Sidy Diagne : C’est d’abord un engagement fort de l’État au niveau international pour libérer les fréquences destinées à la diffusion analogique et permettre aux opérateurs de télécommunications d’accéder à l’Internet à haut débit. L’autre aspect est de permettre à tous les acteurs de l’audiovisuel d’étudier la plénitude des services, des moyens et toute l’interactivité nécessaire aujourd’hui pour satisfaire les usagers. À un certain moment, les éditeurs avaient besoin de leviers de croissance. Passer au numérique va y aider. Pour Excaf, l’enjeu est de montrer que nous disposons d’une bonne expertise locale en la matière, ce qui va bien sûr participer à assurer la pérennité de la société.
L’enjeu technique est évident. Qu’en est-il des autres aspects ?

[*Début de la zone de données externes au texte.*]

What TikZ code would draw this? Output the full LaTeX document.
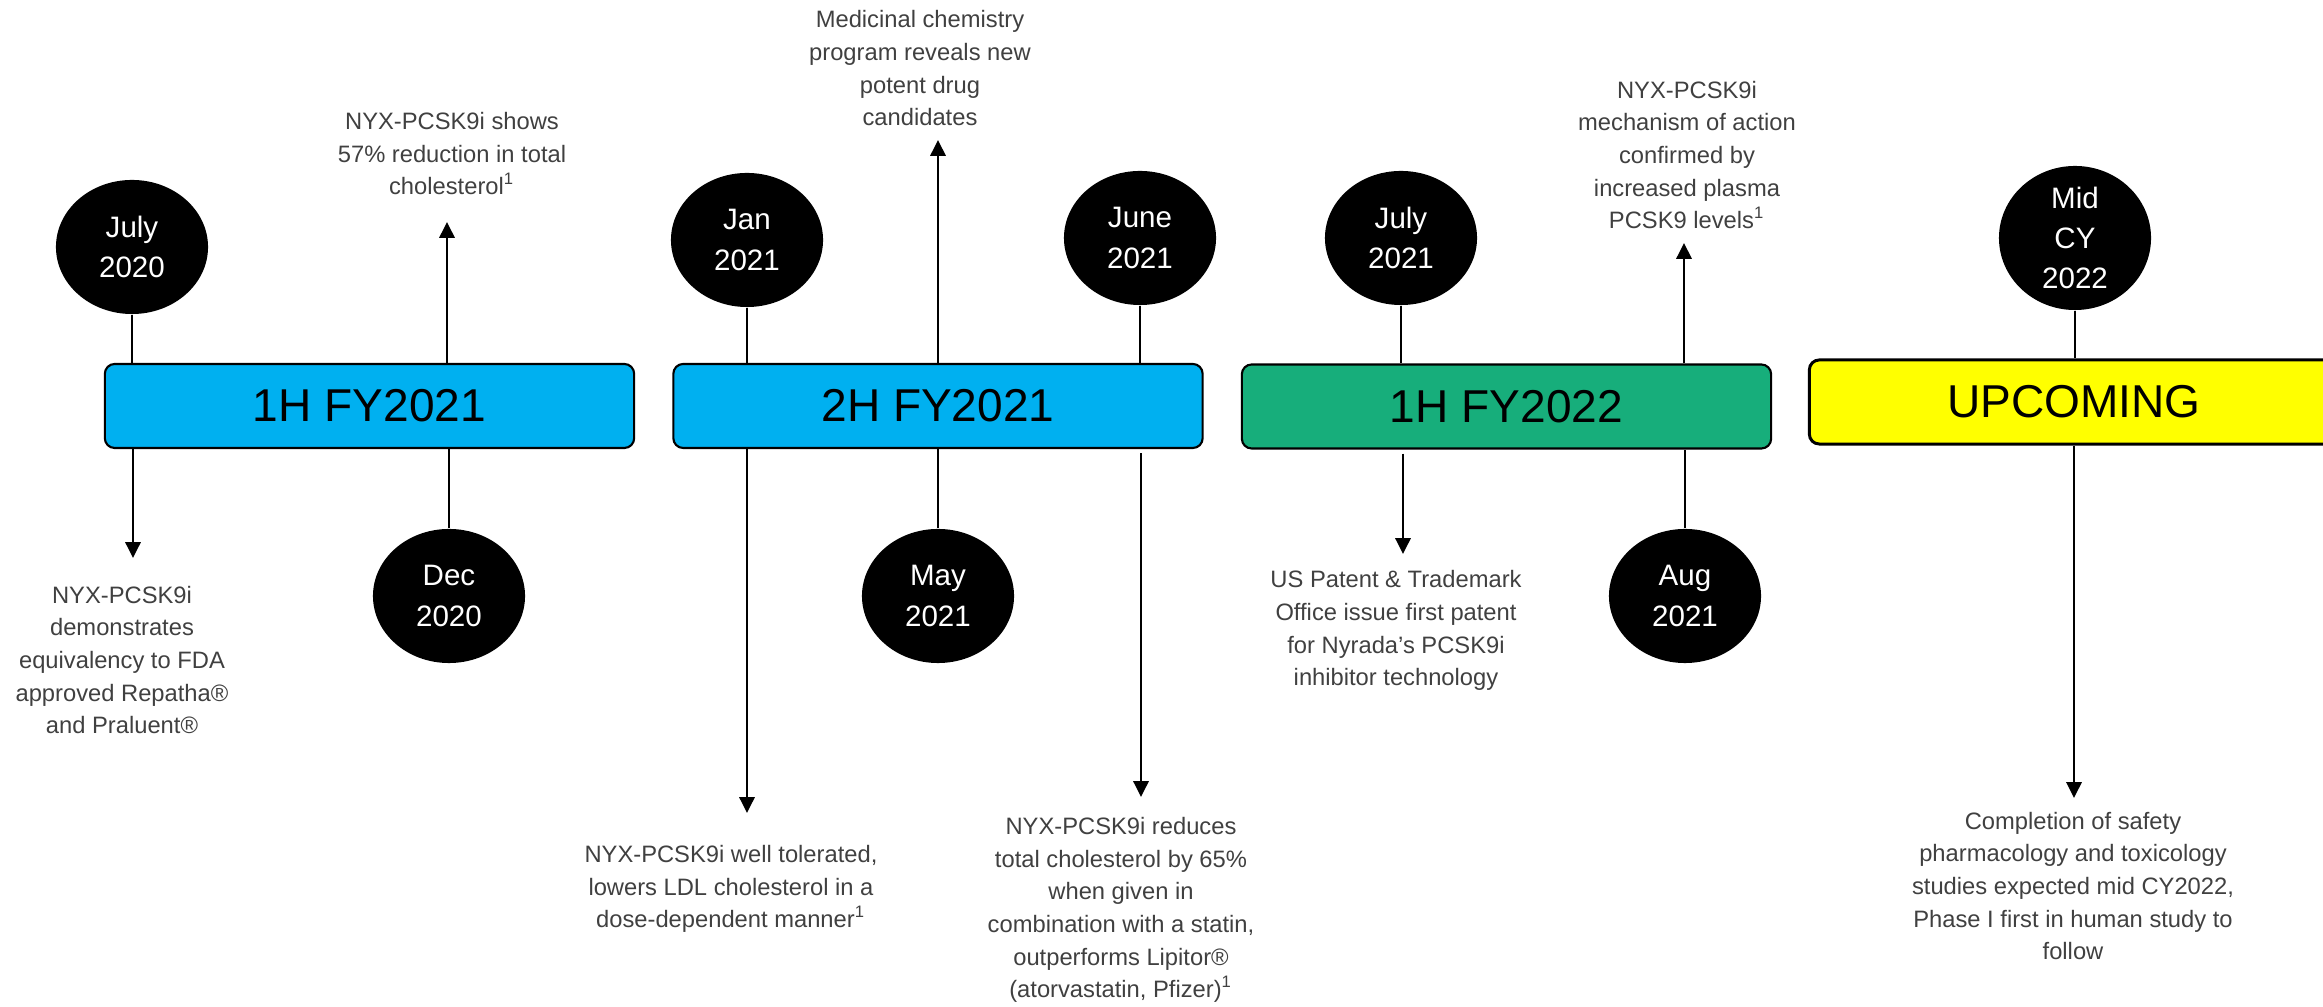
\documentclass[tikz,border=0pt]{standalone}
\usepackage{fontspec}
\setmainfont{Liberation Sans}
\usepackage{tikz}
\usetikzlibrary{
  positioning,
  arrows.meta,
  shapes.geometric
}
\definecolor{barblue}{HTML}{00B0F0}
\definecolor{bargreen}{HTML}{17AE7B}
\definecolor{baryellow}{HTML}{FFFF00}
\definecolor{notegray}{HTML}{404040}
\tikzstyle{period}=[draw=black, line width=0.6pt, rounded corners=2.8pt, minimum width=5.29cm, minimum height=0.84cm, inner sep=0pt, font=\fontsize{13.1}{15}\selectfont]
\tikzstyle{bubble}=[ellipse, fill=black, text=white, minimum width=1.52cm, minimum height=1.34cm, inner sep=0pt, align=center, font=\fontsize{8.4}{11.4}\selectfont]
\tikzstyle{note}=[text=notegray, align=center, inner sep=0pt, anchor=base, font=\fontsize{6.75}{9.3}\selectfont]
\tikzstyle{stem}=[line width=0.35pt]
\tikzstyle{event}=[-{Triangle[length=4.5pt, width=4.3pt]}, line width=0.75pt]

\begin{document}
\begin{tikzpicture}[x=0.01cm, y=-0.01cm]
    \useasboundingbox (0,0) rectangle (2323,1007);

    % 期間のバー
    \node[period, fill=barblue] (h1a) at (369.5,406) {1H FY2021};
    \node[period, fill=barblue] (h2a) at (938,406) {2H FY2021};
    \node[period, fill=bargreen] (h1b) at (1506.5,406.5) {1H FY2022};
    \node[period, fill=baryellow, line width=0.85pt] (up) at (2074,402) {UPCOMING};

    % 日付
    \node[bubble] (jul20) at (132,247) {July\\2020};
    \node[bubble] (dec20) at (449,596) {Dec\\2020};
    \node[bubble] (jan21) at (747,240) {Jan\\2021};
    \node[bubble] (may21) at (938,596) {May\\2021};
    \node[bubble] (jun21) at (1140,238) {June\\2021};
    \node[bubble] (jul21) at (1401,238) {July\\2021};
    \node[bubble] (aug21) at (1685,596) {Aug\\2021};
    \node[bubble] (mid22) at (2075,238) {Mid\\CY\\2022};

    % 日付からバーへの線
    \draw[stem] (jul20.south) -- (jul20.south |- h1a.north);
    \draw[stem] (dec20.north) -- (dec20.north |- h1a.south);
    \draw[stem] (jan21.south) -- (jan21.south |- h2a.north);
    \draw[stem] (may21.north) -- (may21.north |- h2a.south);
    \draw[stem] (jun21.south) -- (jun21.south |- h2a.north);
    \draw[stem] (jul21.south) -- (jul21.south |- h1b.north);
    \draw[stem] (aug21.north) -- (aug21.north |- h1b.south);
    \draw[stem, line width=0.6pt] (mid22.south) -- (mid22.south |- up.north);

    % 上向きの矢印と説明
    \coordinate (u1) at (447,222);
    \coordinate (u2) at (938,140);
    \coordinate (u3) at (1684,243);
    \draw[event] (u1 |- h1a.north) -- (u1);
    \draw[event] (u2 |- h2a.north) -- (u2);
    \draw[event] (u3 |- h1b.north) -- (u3);
    \node[note] (n1) at (452,195) {NYX-PCSK9i shows\\57\% reduction in total\\cholesterol\textsuperscript{1}};
    \node[note] (n2) at (920,126) {Medicinal chemistry\\program reveals new\\potent drug\\candidates};
    \node[note] (n3) at (1687,229) {NYX-PCSK9i\\mechanism of action\\confirmed by\\increased plasma\\PCSK9 levels\textsuperscript{1}};

    % 下向きの矢印と説明
    \coordinate (d1) at (133,558);
    \coordinate (d2) at (747,813);
    \coordinate (d3) at (1141,797);
    \coordinate (d4) at (1403,554);
    \coordinate (d5) at (2074,798);
    \draw[event] (d1 |- h1a.south) -- (d1);
    \draw[event] (d2 |- h2a.south) -- (d2);
    \draw[event] (d3 |- h2a.south) ++(0,4) -- (d3);
    \draw[event] (d4 |- h1b.south) ++(0,4) -- (d4);
    \draw[event] (d5 |- up.south) -- (d5);
    \node[note] (n4) at (122,734) {NYX-PCSK9i\\demonstrates\\equivalency to FDA\\approved Repatha®\\and Praluent®};
    \node[note] (n5) at (731,928) {NYX-PCSK9i well tolerated,\\lowers LDL cholesterol in a\\dose-dependent manner\textsuperscript{1}};
    \node[note] (n6) at (1121,998) {NYX-PCSK9i reduces\\total cholesterol by 65\%\\when given in\\combination with a statin,\\outperforms Lipitor®\\(atorvastatin, Pfizer)\textsuperscript{1}};
    \node[note] (n7) at (1396,686) {US Patent \& Trademark\\Office issue first patent\\for Nyrada’s PCSK9i\\inhibitor technology};
    \node[note] (n8) at (2073,960) {Completion of safety\\pharmacology and toxicology\\studies expected mid CY2022,\\Phase I first in human study to\\follow};
  \end{tikzpicture}
\end{document}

Au-delà de l’enjeu technique, la TNT va véritablement impacter le Sénégal dans la manière de regarder la télévision et de voir l’audiovisuel. Aujourd’hui, le numérique va placer l’usager au centre de toutes les préoccupations, au cœur des actions des producteurs, des éditeurs, avec tous les supports qui seront mis en place. L’usager, à travers tous les services que lui offre cette transition numérique, va pouvoir décider de ce qu’il va regarder, de ce qu’il va faire. Il y a une interactivité qui va être créée qui va lui permettre de donner son avis sur les contenus.
Les téléspectateurs, les usagers vont-ils donc pouvoir vivre la télévision ou le produit digital d’une autre façon ?
Oui, certainement. Bien plus que cela, ils seront les arbitres de tout ce qui peut être créé pour eux. Ça passera par la qualité des contenus et des productions. Car on s’est rendu compte que les abonnés-clients sont de plus en plus exigeants. Et c’est de bonne guerre. Dans la mesure où ce sont eux qui décident, ils doivent avoir en retour les services qu’ils méritent.